Trust the key as grocery shopping trends fluctuate
Shopper trust in brands and retailers is playing an increasingly important role in the purchasing process, according to new research from the UK .
Shoppercentric, an independent agency specialising in shopper behaviour research, found that trust is more than a corporate issue – it’s something that shoppers consider at two levels: ‘corporate integrity’ – which relates to corporate responsibility, staff / supplier treatment, transparency, consistency and heritage; and ‘tangible delivery’ – about the business’ ability to meet the shopper’s individual needs and expectations during the actual purchase process.
The purpose of the new research was to find out what trust means to shoppers: what they are thinking about when deciding whether or not a brand or retailer is trustworthy; and what role it has in the decision making processes. Also trust in the context of shopper purchase decisions, and whether trust – in brands and in retailers – is being re-considered as a result of the recession.
“Shoppers don’t spontaneously talk about trust as a purchase decision factor in its own right, and yet they recognise that trust is playing a role in their decisions,” Danielle Pinnington, Managing Director at Shoppercentric, advised. “In our research it emerged that trust is an amalgamation of a whole range of factors that a shopper may take into consideration when judging whether or not they want to shop in a certain retailer or buy a particular brand.”
“At a very basic level, shopper trust is created when a retailer or brand delivers against a shopper’s needs or expectations – you have to be delivering at the coal face – at the point of purchase. Failure to deliver against these – even on just one occasion – can undermine a shopper’s trust to the detriment of the retailer or brand. Trust cannot be built quickly but once gained can be a very powerful factor in determining repeat purchase / custom.”

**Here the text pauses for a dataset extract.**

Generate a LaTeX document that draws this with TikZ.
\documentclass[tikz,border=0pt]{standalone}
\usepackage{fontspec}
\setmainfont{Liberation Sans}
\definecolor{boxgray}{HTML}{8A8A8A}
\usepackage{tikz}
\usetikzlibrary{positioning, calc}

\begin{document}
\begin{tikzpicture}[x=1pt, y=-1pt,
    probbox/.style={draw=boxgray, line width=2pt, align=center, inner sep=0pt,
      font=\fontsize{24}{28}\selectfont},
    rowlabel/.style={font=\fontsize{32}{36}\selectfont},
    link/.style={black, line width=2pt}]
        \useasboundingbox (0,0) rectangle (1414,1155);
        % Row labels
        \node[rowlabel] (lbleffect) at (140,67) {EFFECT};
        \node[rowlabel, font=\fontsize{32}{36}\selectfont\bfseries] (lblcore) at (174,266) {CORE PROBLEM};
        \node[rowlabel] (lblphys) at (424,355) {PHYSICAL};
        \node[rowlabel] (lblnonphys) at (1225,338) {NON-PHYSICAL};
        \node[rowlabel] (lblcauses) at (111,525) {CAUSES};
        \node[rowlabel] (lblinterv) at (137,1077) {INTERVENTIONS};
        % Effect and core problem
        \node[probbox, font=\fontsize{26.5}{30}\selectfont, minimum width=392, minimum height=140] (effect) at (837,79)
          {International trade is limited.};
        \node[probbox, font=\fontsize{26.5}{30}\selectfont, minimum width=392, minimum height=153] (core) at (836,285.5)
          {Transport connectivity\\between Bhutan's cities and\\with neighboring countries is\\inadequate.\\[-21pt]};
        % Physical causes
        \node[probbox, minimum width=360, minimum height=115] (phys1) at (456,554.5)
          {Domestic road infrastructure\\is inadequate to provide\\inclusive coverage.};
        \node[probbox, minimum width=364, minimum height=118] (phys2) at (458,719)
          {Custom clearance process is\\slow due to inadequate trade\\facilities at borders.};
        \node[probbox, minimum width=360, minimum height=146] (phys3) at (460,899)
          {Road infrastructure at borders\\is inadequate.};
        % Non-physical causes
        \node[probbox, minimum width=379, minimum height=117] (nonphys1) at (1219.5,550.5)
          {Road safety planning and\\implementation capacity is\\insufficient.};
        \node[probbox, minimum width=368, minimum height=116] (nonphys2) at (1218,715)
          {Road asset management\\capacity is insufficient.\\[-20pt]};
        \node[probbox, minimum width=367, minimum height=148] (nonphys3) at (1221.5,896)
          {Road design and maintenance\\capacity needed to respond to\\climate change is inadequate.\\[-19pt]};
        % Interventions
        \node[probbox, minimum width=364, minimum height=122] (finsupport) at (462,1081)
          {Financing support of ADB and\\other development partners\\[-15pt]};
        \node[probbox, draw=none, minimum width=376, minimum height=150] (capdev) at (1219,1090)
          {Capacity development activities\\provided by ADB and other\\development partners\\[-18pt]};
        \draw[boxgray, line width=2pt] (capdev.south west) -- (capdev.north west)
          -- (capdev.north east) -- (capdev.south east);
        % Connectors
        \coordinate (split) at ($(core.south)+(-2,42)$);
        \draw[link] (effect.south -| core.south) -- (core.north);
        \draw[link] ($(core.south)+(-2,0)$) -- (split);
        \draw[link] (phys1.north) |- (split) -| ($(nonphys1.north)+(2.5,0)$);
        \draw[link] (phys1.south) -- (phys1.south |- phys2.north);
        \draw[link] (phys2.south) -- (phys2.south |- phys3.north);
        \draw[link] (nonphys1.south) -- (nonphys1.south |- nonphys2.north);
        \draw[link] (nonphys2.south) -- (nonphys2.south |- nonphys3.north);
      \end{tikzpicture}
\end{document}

The survey also looked into a variety of current trends in the context of a recessionary impact on trust:
* Cost cuts: 22 per cent of Shoppers have been forced to re-evaluate their needs due to budgetary constraints.

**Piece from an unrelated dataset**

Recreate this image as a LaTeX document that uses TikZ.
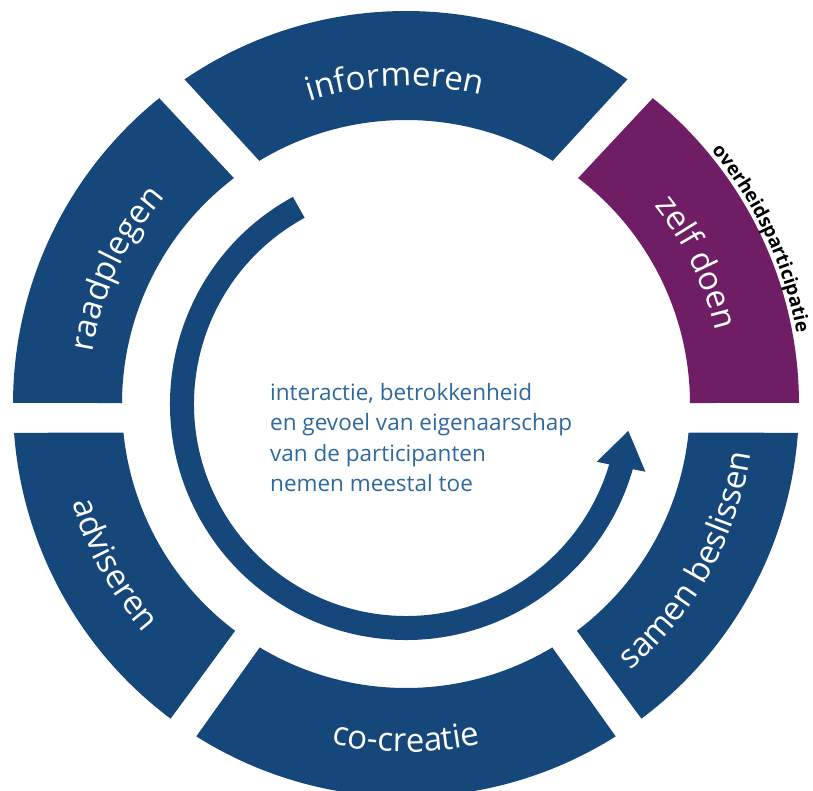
\documentclass[tikz,border=0pt]{standalone}
\usepackage{fontspec}
\setmainfont{Open Sans}
\usetikzlibrary{decorations.text,arrows.meta,bending}
\definecolor{ringblue}{RGB}{22,71,123}
\definecolor{ringpurple}{RGB}{111,30,101}
\definecolor{midblue}{RGB}{46,104,158}
\newcommand\labelfont{\fontsize{33}{33}\selectfont}
\newcommand\smallfont{\fontsize{19}{19}\selectfont\bfseries}
\tikzset{
	ringlabel/.style = {decorate, decoration = {text along path, text align = center, text color = white, text = {|\labelfont|#1}}},
	sidelabel/.style = {decorate, decoration = {text along path, text align = center, text color = black, text = {|\smallfont|#1}}}
}
\begin{document}
\begin{tikzpicture}[x = 1pt, y = 1pt]
	\useasboundingbox (-406,-387) rectangle (407,404);
	% ring segments
	\fill[ringblue] (55.7:393) arc[start angle = 55.7, end angle = 124.3, radius = 393] -- (121.1:284) arc[start angle = 121.1, end angle = 58.9, radius = 284] -- cycle;
	\fill[ringblue] (128.9:393) arc[start angle = 128.9, end angle = 179.85, radius = 393] -- (179.8:284) arc[start angle = 179.8, end angle = 127.3, radius = 284] -- cycle;
	\fill[ringblue] (184.2:393) arc[start angle = 184.2, end angle = 233.2, radius = 393] -- (233:284) arc[start angle = 233, end angle = 185.8, radius = 284] -- cycle;
	\fill[ringblue] (237.75:393) arc[start angle = 237.75, end angle = 302.25, radius = 393] -- (301:284) arc[start angle = 301, end angle = 239, radius = 284] -- cycle;
	\fill[ringblue] (306.8:393) arc[start angle = 306.8, end angle = 355.8, radius = 393] -- (354.2:284) arc[start angle = 354.2, end angle = 307, radius = 284] -- cycle;
	\fill[ringpurple] (0.15:393) arc[start angle = 0.15, end angle = 51.1, radius = 393] -- (52.7:284) arc[start angle = 52.7, end angle = 0.2, radius = 284] -- cycle;
	% labels
	\path[ringlabel = informeren] (132:318) arc[start angle = 132, end angle = 52, radius = 318];
	\path[ringlabel = raadplegen] (185:318) arc[start angle = 185, end angle = 125, radius = 318];
	\path[ringlabel = zelf doen] (56:318) arc[start angle = 56, end angle = -4, radius = 318];
	\path[ringlabel = adviseren] (178.8:348) arc[start angle = 178.8, end angle = 238.8, radius = 348];
	\path[ringlabel = co-creatie] (240:348) arc[start angle = 240, end angle = 300, radius = 348];
	\path[ringlabel = samen beslissen] (296:348) arc[start angle = 296, end angle = 366, radius = 348];
	\path[sidelabel = overheidsparticipatie] (60:397) arc[start angle = 60, end angle = -10, radius = 397];
	% arrow
	\draw[ringblue, line width = 24, -{Triangle[length = 37pt, width = 47pt]}] (118.6:224) arc[start angle = 118.6, end angle = 353.2, radius = 224];
	\node[anchor = base west, align = left, inner sep = 0, text = midblue, font = \fontsize{22.5}{30.6}\selectfont] (centre) at (-136,-88) {interactie, betrokkenheid\\en gevoel van eigenaarschap\\van de participanten\\nemen meestal toe};
\end{tikzpicture}
\end{document}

* Promotions: 92 per cent of shoppers are buying into more promotions now than 12 months ago. However retailers are awash with special offers and promotions so shoppers are no longer buying on the basis of trust in the original price but on the reduced price instead.

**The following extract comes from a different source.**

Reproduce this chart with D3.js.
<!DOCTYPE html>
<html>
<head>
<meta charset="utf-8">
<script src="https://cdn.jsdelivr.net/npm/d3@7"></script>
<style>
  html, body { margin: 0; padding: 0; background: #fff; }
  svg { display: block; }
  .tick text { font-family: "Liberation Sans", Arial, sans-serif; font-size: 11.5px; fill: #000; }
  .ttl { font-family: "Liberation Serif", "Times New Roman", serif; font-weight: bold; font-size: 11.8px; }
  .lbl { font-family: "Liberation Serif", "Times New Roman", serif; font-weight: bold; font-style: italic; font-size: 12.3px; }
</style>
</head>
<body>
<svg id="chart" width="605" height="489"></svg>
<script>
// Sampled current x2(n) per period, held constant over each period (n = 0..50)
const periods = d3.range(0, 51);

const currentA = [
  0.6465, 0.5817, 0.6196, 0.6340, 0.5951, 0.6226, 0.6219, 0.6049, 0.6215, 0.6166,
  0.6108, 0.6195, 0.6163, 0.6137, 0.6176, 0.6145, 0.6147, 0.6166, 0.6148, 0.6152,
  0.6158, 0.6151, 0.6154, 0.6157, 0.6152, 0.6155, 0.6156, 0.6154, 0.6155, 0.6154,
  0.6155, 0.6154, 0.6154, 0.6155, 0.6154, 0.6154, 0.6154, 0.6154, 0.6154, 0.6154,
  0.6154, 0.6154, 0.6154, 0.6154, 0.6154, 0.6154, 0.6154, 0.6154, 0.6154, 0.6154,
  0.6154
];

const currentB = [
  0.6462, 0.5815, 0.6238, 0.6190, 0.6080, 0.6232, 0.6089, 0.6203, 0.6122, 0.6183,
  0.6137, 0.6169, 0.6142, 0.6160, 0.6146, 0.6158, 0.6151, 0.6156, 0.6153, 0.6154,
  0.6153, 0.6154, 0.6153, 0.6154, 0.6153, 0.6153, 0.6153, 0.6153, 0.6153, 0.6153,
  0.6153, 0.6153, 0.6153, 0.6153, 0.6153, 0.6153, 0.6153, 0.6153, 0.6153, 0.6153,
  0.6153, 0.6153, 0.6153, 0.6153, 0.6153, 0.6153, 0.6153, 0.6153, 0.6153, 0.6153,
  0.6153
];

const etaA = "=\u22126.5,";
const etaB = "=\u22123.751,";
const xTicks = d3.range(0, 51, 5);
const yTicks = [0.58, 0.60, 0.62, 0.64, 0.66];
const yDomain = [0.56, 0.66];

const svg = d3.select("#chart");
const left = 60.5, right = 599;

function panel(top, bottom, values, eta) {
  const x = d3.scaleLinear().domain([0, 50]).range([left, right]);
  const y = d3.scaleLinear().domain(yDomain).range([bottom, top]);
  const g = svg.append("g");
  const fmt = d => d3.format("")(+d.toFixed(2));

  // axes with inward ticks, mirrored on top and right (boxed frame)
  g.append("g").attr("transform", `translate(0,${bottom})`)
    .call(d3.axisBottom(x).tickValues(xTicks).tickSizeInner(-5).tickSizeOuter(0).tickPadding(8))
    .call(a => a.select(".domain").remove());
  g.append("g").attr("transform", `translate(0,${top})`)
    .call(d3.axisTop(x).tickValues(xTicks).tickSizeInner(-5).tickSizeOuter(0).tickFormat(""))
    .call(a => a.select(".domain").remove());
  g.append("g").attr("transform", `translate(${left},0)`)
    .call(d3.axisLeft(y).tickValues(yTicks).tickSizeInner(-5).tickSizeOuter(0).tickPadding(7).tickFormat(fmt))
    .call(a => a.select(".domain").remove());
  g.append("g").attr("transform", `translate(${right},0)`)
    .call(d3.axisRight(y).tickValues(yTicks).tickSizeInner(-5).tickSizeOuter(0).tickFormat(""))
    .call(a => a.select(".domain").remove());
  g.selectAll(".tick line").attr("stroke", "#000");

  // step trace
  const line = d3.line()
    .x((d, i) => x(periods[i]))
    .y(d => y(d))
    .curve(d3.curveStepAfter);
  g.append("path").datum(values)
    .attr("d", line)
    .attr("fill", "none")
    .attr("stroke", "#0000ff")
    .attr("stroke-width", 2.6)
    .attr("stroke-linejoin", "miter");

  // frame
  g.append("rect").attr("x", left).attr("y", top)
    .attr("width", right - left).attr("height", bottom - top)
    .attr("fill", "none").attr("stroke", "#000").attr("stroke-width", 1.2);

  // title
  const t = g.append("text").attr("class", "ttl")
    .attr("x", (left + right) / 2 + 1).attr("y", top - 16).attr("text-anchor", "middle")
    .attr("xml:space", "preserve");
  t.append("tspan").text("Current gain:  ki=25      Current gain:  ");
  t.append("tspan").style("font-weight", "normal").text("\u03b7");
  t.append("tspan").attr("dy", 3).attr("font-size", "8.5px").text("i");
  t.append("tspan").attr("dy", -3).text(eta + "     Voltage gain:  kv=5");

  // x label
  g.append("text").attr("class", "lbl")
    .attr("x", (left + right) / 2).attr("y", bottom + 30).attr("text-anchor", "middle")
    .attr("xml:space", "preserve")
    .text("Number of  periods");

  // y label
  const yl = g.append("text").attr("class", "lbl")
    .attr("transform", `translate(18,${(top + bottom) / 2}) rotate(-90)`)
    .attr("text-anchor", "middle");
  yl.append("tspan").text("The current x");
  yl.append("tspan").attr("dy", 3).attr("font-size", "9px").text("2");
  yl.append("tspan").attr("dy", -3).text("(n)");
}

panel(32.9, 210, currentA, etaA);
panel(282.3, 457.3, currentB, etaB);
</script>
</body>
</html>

* Retailers: 38 per cent of shoppers are using stores they didn’t use before.
* Brands vs Own Labels: 56 per cent of shoppers are trading down from branded goods to supermarket own label products, and from supermarket top tier own label to lower tiers.
* Filling the experience gap – When shoppers make purchasing decisions for retailers that they have no experience with, 64 per cent of shoppers rely on word of mouth to help them fill the gap in their trust equation and 37 per cent would reference online reviews.
* Indeed, all shoppers interviewed claimed that they would access direct experience through either word of mouth or reviews, whereas only 71 per cent of shoppers would reference company funded information sources such as advertising or the company website.
* Type of product – the trust building strategy needs to reflect both the nature of the product being purchased and the channel. For example, the research findings show that searching for a suitable retailer from which to buy an electrical item, the shopper is willing to invest more effort in filling the experience gap than she might if she needed to find a new grocery retailer. For example, on-line reviews become more important (63 per cent compared to 35 per cent looking for information about a grocery store).
* Type of information being sought for new purchases – The amount of research a shopper does for Tangible Delivery information (pricing policies, ranges, quality proposition, and convenience) Vs Corporate Integrity varies dependent on the type of retailer being sought. For example, with grocery retailers, customers are more interested in pricing and ranges than corporate and social responsibility (100 Vs 49 per cent) but for a coffee brand, the difference is much smaller – 99 Vs 60 per cent. It shows that the coffee provider for example needs to communicate its reputation more effectively than a grocery retailer in order to adequately fill the experience gap.
“As a result of these changes, … the nature of consumer trust (is altered),” Ms Pinnington explained. “If a shoppers circumstances are changing, so are their needs. Also if the way a store or brand market themselves changes, so too will shoppers expectations. Finally if the stores/brands shoppers are buying into are changing, their experiences will also differ.”